Reputation: 706
I am trying to make a simple project to find coefficients of an equation using a tensorflow.js model. however, when ran, the loss approaches infinity and becomes NaN withing 4 or so iterations. I don't know why this is happening. Here is my code:
let xs = [];
let ys = [];
let aReal = Math.random();
let bReal = Math.random();
let cReal = Math.random();
let dReal = Math.random();
for (let i = -100; i < 100; i+=1) {
xs.push(i);
ys.push((aReal*Math.pow(i, 3) + bReal*Math.pow(i, 2) + cReal*i + dReal) + Math.random()*10-1);
}
const a = tf.variable(tf.scalar(Math.random()));
const b = tf.variable(tf.scalar(Math.random()));
const c = tf.variable(tf.scalar(Math.random()));
const d = tf.variable(tf.scalar(Math.random()));
function predict(x) {
return tf.tidy(() => {
return a.mul(x.pow(tf.scalar(3, 'int32')))
.add(b.mul(x.square()))
.add(c.mul(x))
.add(d);
});
}
function loss(predictions, labels) {
const meanSquareError = predictions.sub(labels).square().mean();
print(meanSquareError.dataSync());
return meanSquareError;
}
function train(xS, yS, numIterations) {
const learningRate = 0.1;
const optimizer = tf.train.sgd(learningRate);
console.log(xS.dataSync(), yS.dataSync());
for (let iter = 0; iter < numIterations; iter++) {
optimizer.minimize(() => {
const predYs = predict(xS);
return loss(predYs, yS);
});
}
}
train(tf.tensor(xs), tf.tensor(ys), 100);
let yPred = predict(tf.tensor(xs)).dataSync();
console.log(yPred);
let trace1 = {
x: xs,
y: ys,
mode: 'markers',
type: 'scatter'
};
let trace2 = {
x: xs,
y: yPred,
mode: 'lines',
};
console.log(aReal, bReal, cReal, dReal);
console.log(a.dataSync(), b.dataSync(), c.dataSync(), d.dataSync());
let graphData = [trace1, trace2];
Plotly.newPlot('graph', graphData);
Plotly is just a js library I'm using to plot the data.
Upvotes: 5
Views: 1498
Reputation: 187
The loss depends on the values you start with, so if they are too big the loss may jump to the infinite and the prediction will return NaN. Try normalizing them so that they scale between 1 and -1. For instance when you train on MNIST, you divide all the values by 255, meaning that some white pixel [255, 255, 255] will become [1., 1., 1.].
Upvotes: 0
Reputation: 521
You should try to normalize your input data for the prediction to work correctly.

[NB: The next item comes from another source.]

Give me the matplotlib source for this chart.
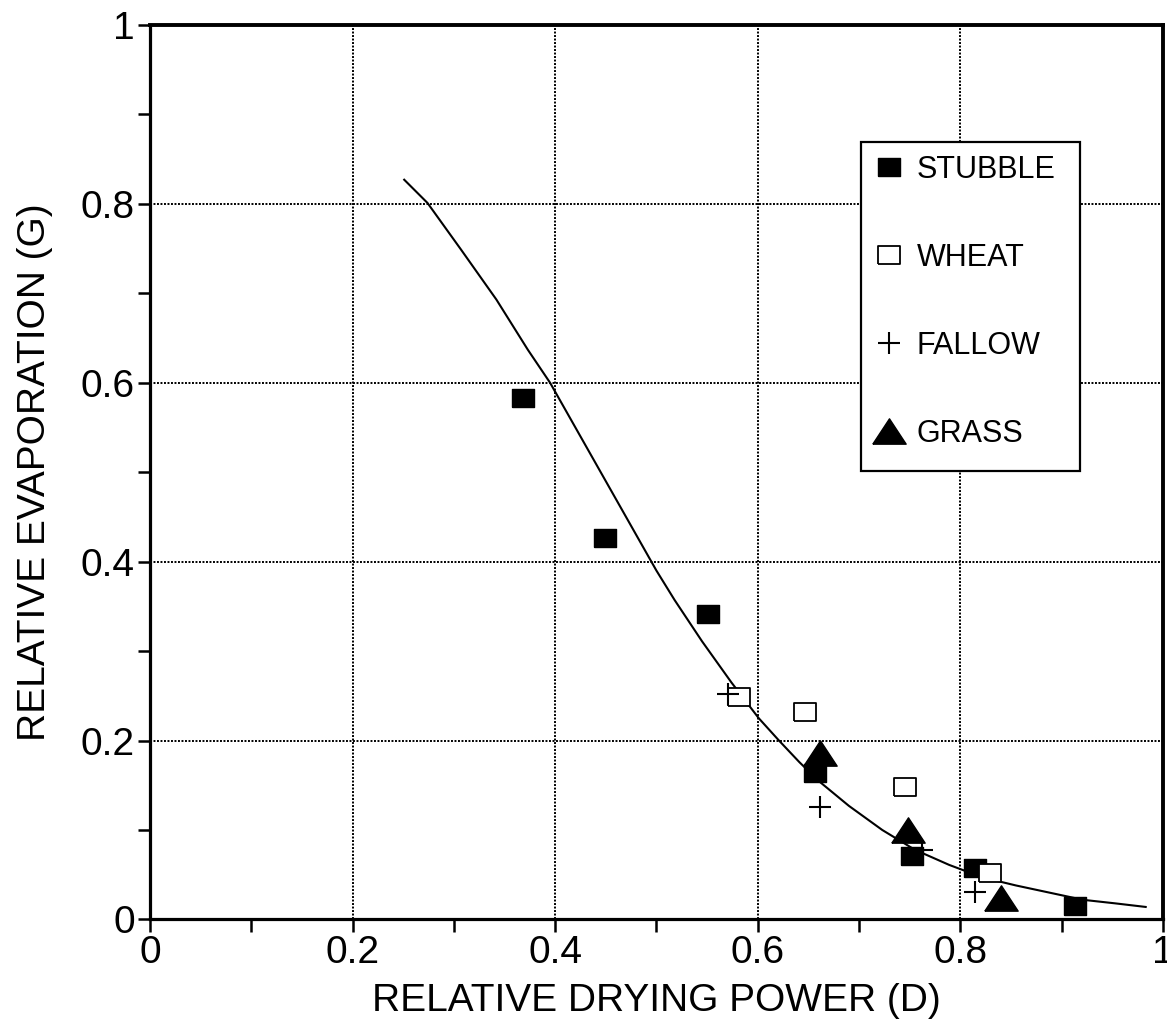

Otherwise the optimization becomes numerically unstable.
ys = [...];
// compute mean and stdev for ys!
normalized = (ys-ysmean)/(ysstd);
train(xs, normalized);
normed_pred = predict(xs);
pred = ysstd*normed_pred+ysmean;
In the tests I ran, your code works perfect on linear models y=ax+b
; therefore my conclusion.
Upvotes: 1
Reputation: 1635
Try lowering your learning rate. Once it's stable you can tweak it back up to speed training. If it's too high you'll get instability and NaNs
const learningRate = 0.0001;
Upvotes: 2